I could go through more such quotes, but that would be boring and pointless by now—no matter what, SBF was not going to say anything actually revelatory. He was merely a big dummy who let the fame and attention get to his head. That was the line he wanted to parrot, however unsuccessfully. On some of the Twitter Spaces I listened to, the more vocal SBF critics, like YouTube pundit Coffeezilla, accused Bankman-Fried of “filibustering” his way through his interviews, saying a lot of empty words so as to avoid any direct answers regarding his culpability. Writers who’d once penned fawning profiles of Bankman-Fried expressed their regrets, as did investors who’d been wowed by him. A Telegram chat consisting of aggrieved former FTX customers spent weeks in mass anger over SBF’s apparent impunity, and their hatred of the man they once trusted with their money has devolved into some rather dark places. (To put it mildly, they’re calling for his head.) If Bankman-Fried was really trying to “win in the court of public opinion,” as one podcast surmised, that didn’t seem like it was happening.
SBF’s lack of prudence has already had direct consequences, especially because of a few slip-ups he made. His comments to Tiffany Fong regarding his dark-money donations to Republicans have opened a Federal Election Commission complaint alleging campaign finance violations.

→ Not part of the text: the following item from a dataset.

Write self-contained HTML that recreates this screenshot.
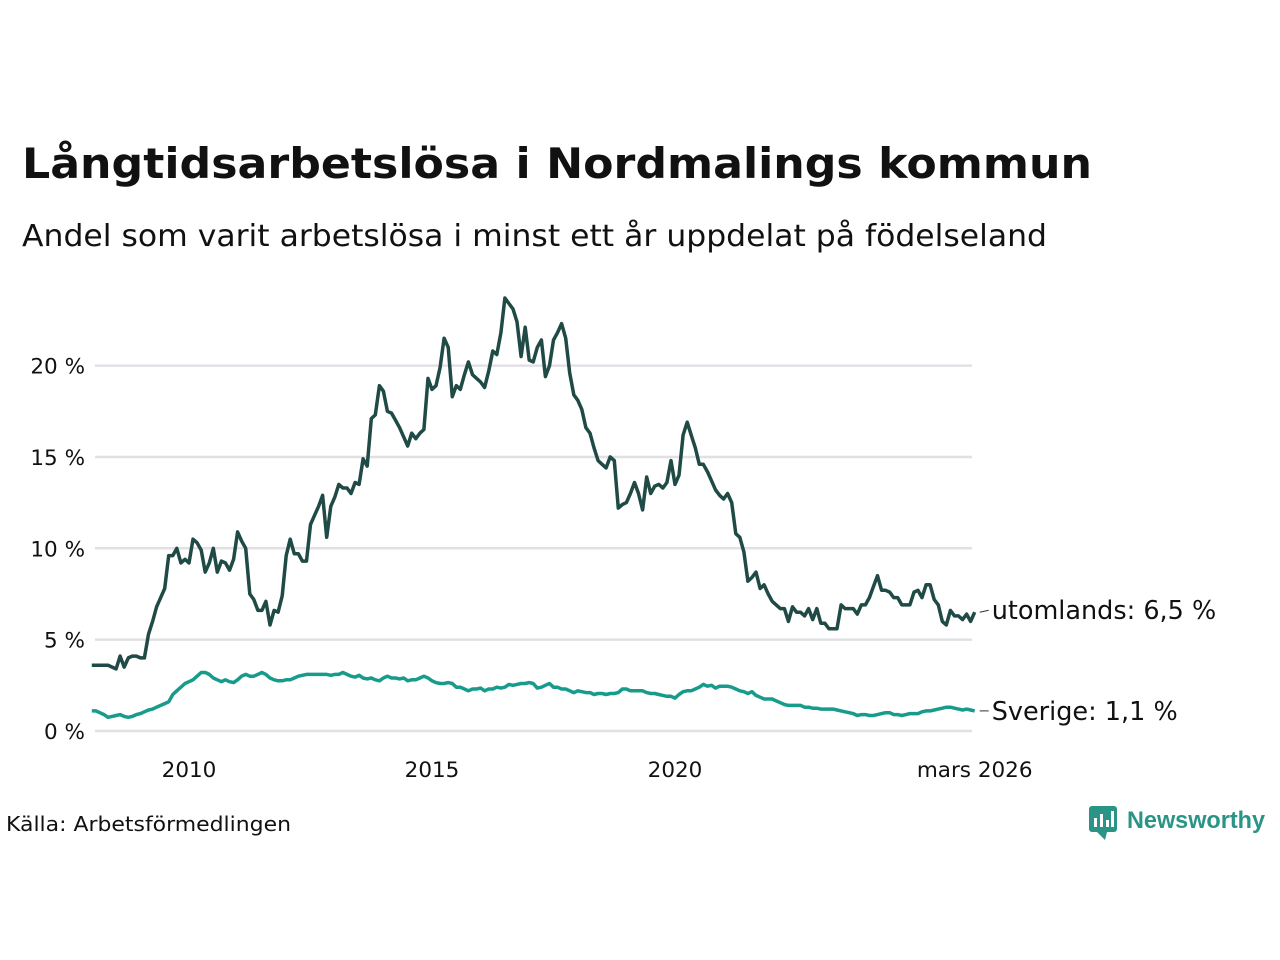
<!DOCTYPE html>
<html><head><meta charset="utf-8"><style>
body{margin:0;background:#fff;font-family:"DejaVu Sans","Liberation Sans",sans-serif;}
#wrap{position:relative;width:1280px;height:960px;overflow:hidden;}
</style></head><body>
<div id="wrap">
<svg id="svg" width="1280" height="960" font-family="DejaVu Sans, Liberation Sans, sans-serif">
<text x="22" y="178" font-size="42" font-weight="bold" fill="#111" textLength="1070" lengthAdjust="spacingAndGlyphs">Långtidsarbetslösa i Nordmalings kommun</text>
<text x="22" y="246" font-size="30" fill="#111" textLength="1025" lengthAdjust="spacingAndGlyphs">Andel som varit arbetslösa i minst ett år uppdelat på födelseland</text>
<g id="grid"></g><g id="lines"></g><g id="labels"></g>
<text x="6" y="831" font-size="20" fill="#111" textLength="285" lengthAdjust="spacingAndGlyphs">Källa: Arbetsförmedlingen</text>
<g>
<rect x="1089" y="806" width="28" height="26" rx="3" fill="#2a9486"/>
<polygon points="1097,832 1105,840 1107,832" fill="#2a9486"/>
<rect x="1094" y="818" width="3" height="9" fill="#fff"/><rect x="1100" y="814" width="3" height="13" fill="#fff"/><rect x="1106" y="820" width="3" height="7" fill="#fff"/><rect x="1111" y="811" width="3" height="16" fill="#fff"/>
<text x="1127" y="828" font-size="24" font-weight="bold" fill="#2a9486" textLength="138" lengthAdjust="spacingAndGlyphs" font-family="Liberation Sans, sans-serif">Newsworthy</text>
</g>
</svg></div>
<script>
const yTicks=[0,5,10,15,20];
const yTickLabels=["0 %","5 %","10 %","15 %","20 %"];
const xTicks=[2010,2015,2020];
const xTickLabels=["2010","2015","2020"];
const startYear=2008;
const utomlands=[3.6,3.6,3.6,3.6,3.6,3.5,3.4,4.1,3.5,4.0,4.1,4.1,
4.0,4.0,5.3,6.0,6.8,7.3,7.8,9.6,9.6,10.0,9.2,9.4,
9.2,10.5,10.3,9.9,8.7,9.2,10.0,8.7,9.3,9.2,8.8,9.4,
10.9,10.4,10.0,7.5,7.2,6.6,6.6,7.1,5.8,6.6,6.5,7.4,
9.6,10.5,9.7,9.7,9.3,9.3,11.3,11.8,12.3,12.9,10.6,12.3,
12.8,13.5,13.3,13.3,13.0,13.6,13.5,14.9,14.5,17.1,17.3,18.9,
18.6,17.5,17.4,17.0,16.6,16.1,15.6,16.3,16.0,16.3,16.5,19.3,
18.7,18.9,19.9,21.5,21.0,18.3,18.9,18.7,19.5,20.2,19.5,19.3,
19.1,18.8,19.7,20.8,20.6,21.8,23.7,23.4,23.1,22.4,20.5,22.1,
20.3,20.2,21.0,21.4,19.4,20.0,21.4,21.8,22.3,21.5,19.6,18.4,
18.1,17.6,16.6,16.3,15.5,14.8,14.6,14.4,15.0,14.8,12.2,12.4,
12.5,13.0,13.6,13.0,12.1,13.9,13.0,13.4,13.5,13.3,13.6,14.8,
13.5,14.0,16.2,16.9,16.2,15.5,14.6,14.6,14.2,13.7,13.2,12.9,
12.7,13.0,12.5,10.8,10.6,9.8,8.2,8.4,8.7,7.8,8.0,7.5,
7.1,6.9,6.7,6.7,6.0,6.8,6.5,6.5,6.3,6.7,6.1,6.7,
5.9,5.9,5.6,5.6,5.6,6.9,6.7,6.7,6.7,6.4,6.9,6.9,
7.3,7.9,8.5,7.7,7.7,7.6,7.3,7.3,6.9,6.9,6.9,7.6,
7.7,7.3,8.0,8.0,7.2,6.9,6.0,5.8,6.6,6.3,6.3,6.1,
6.4,6.0,6.5];
const sverige=[1.1,1.1,1.0,0.9,0.75,0.8,0.85,0.9,0.8,0.75,0.8,0.9,
0.95,1.05,1.15,1.2,1.3,1.4,1.5,1.6,2.0,2.2,2.4,2.6,
2.7,2.8,3.0,3.2,3.2,3.1,2.9,2.8,2.7,2.8,2.7,2.65,
2.8,3.0,3.1,3.0,3.0,3.1,3.2,3.1,2.9,2.8,2.75,2.75,
2.8,2.8,2.9,3.0,3.05,3.1,3.1,3.1,3.1,3.1,3.1,3.05,
3.1,3.1,3.2,3.1,3.0,2.95,3.05,2.9,2.85,2.9,2.8,2.75,
2.9,3.0,2.9,2.9,2.85,2.9,2.75,2.8,2.8,2.9,3.0,2.9,
2.75,2.65,2.6,2.6,2.65,2.6,2.4,2.4,2.3,2.2,2.3,2.3,
2.35,2.2,2.3,2.3,2.4,2.35,2.4,2.55,2.5,2.55,2.6,2.6,
2.65,2.6,2.35,2.4,2.5,2.6,2.4,2.4,2.3,2.3,2.2,2.1,
2.2,2.15,2.1,2.1,2.0,2.05,2.05,2.0,2.05,2.05,2.1,2.3,
2.3,2.2,2.2,2.2,2.2,2.1,2.05,2.05,2.0,1.95,1.9,1.9,
1.8,2.0,2.15,2.2,2.2,2.3,2.4,2.55,2.45,2.5,2.35,2.45,
2.45,2.45,2.4,2.3,2.2,2.15,2.05,2.15,1.95,1.85,1.75,1.75,
1.75,1.65,1.55,1.45,1.4,1.4,1.4,1.4,1.3,1.3,1.25,1.25,
1.2,1.2,1.2,1.2,1.15,1.1,1.05,1.0,0.95,0.85,0.9,0.9,
0.85,0.85,0.9,0.95,1.0,1.0,0.9,0.9,0.85,0.9,0.95,0.95,
0.95,1.05,1.1,1.1,1.15,1.2,1.25,1.3,1.3,1.25,1.2,1.15,
1.2,1.15,1.1];
const seriesLabels=["utomlands: 6,5 %","Sverige: 1,1 %"];
const endLabel="mars 2026";

const NS="http://www.w3.org/2000/svg";
const X=t=>189+(t-2010)*48.6;
const Y=v=>731-v*18.27;
const tOf=i=>startYear+i/12;
function mk(tag,attrs,parent,txt){const e=document.createElementNS(NS,tag);for(const k in attrs)e.setAttribute(k,attrs[k]);if(txt!==undefined)e.textContent=txt;parent.appendChild(e);return e;}
const grid=document.getElementById('grid'),lines=document.getElementById('lines'),labels=document.getElementById('labels');
const last=utomlands.length-1;
yTicks.forEach((v,i)=>{
 const l=mk('line',{x1:95,x2:972,y1:Y(v),y2:Y(v),stroke:'#e2e0e6','stroke-width':2.5},grid);
 
 
 const t=mk('text',{x:85,y:Y(v)+8,'font-size':21.5,'text-anchor':'end',fill:'#111'},labels,yTickLabels[i]);
 
 
});
xTicks.forEach((v,i)=>{
 const t=mk('text',{x:X(v),y:777,'font-size':21.5,'text-anchor':'middle',fill:'#111'},labels,xTickLabels[i]);
 
 
});
const et=mk('text',{x:X(tOf(last)),y:777,'font-size':21.5,'text-anchor':'middle',fill:'#111'},labels,endLabel);


function line(data,color,name,label,dy){
 const d=data.map((v,i)=>(i?'L':'M')+X(tOf(i)).toFixed(1)+','+Y(v).toFixed(1)).join('');
 const p=mk('path',{d:d,fill:'none',stroke:color,'stroke-width':3.5,'stroke-linejoin':'round'},lines);
 
 
 const ex=X(tOf(data.length-1)),ey=Y(data[data.length-1]);
 const ly=ey+dy;
 mk('line',{x1:ex+5,y1:ey,x2:ex+14,y2:ly,stroke:'#333','stroke-width':1},labels);
 const t=mk('text',{x:ex+17,y:ly+9,'font-size':25.5,fill:'#111'},labels,label);
 
 
}
line(utomlands,'#1f4a45','line-utomlands',seriesLabels[0],-2);
line(sverige,'#179b8a','line-sverige',seriesLabels[1],0);
</script>
</body></html>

His attempt to wriggle out of a summons to congressional hearings about his business only served to dial up pressure from lawmakers. And whatever attempts he made to preserve his once-shining reputation have been undermined by a pair of handcuffs; no doubt, investigators will comb bit by bit through all the interviews he gave and use them as they see fit.
It would appear, then, that the crypto wunderkind with a “savior complex,” who once said he wished to save both the entire world as well as the flagging digital-currency industry, couldn’t even save himself, no matter how much he prostrated himself before the very same journalistic complex that was once happy to gas him. Whether or not SBF is proved a criminal down the line, he’s definitely pulled off one of the biggest self-owns of all time. Put that line on his next magazine cover.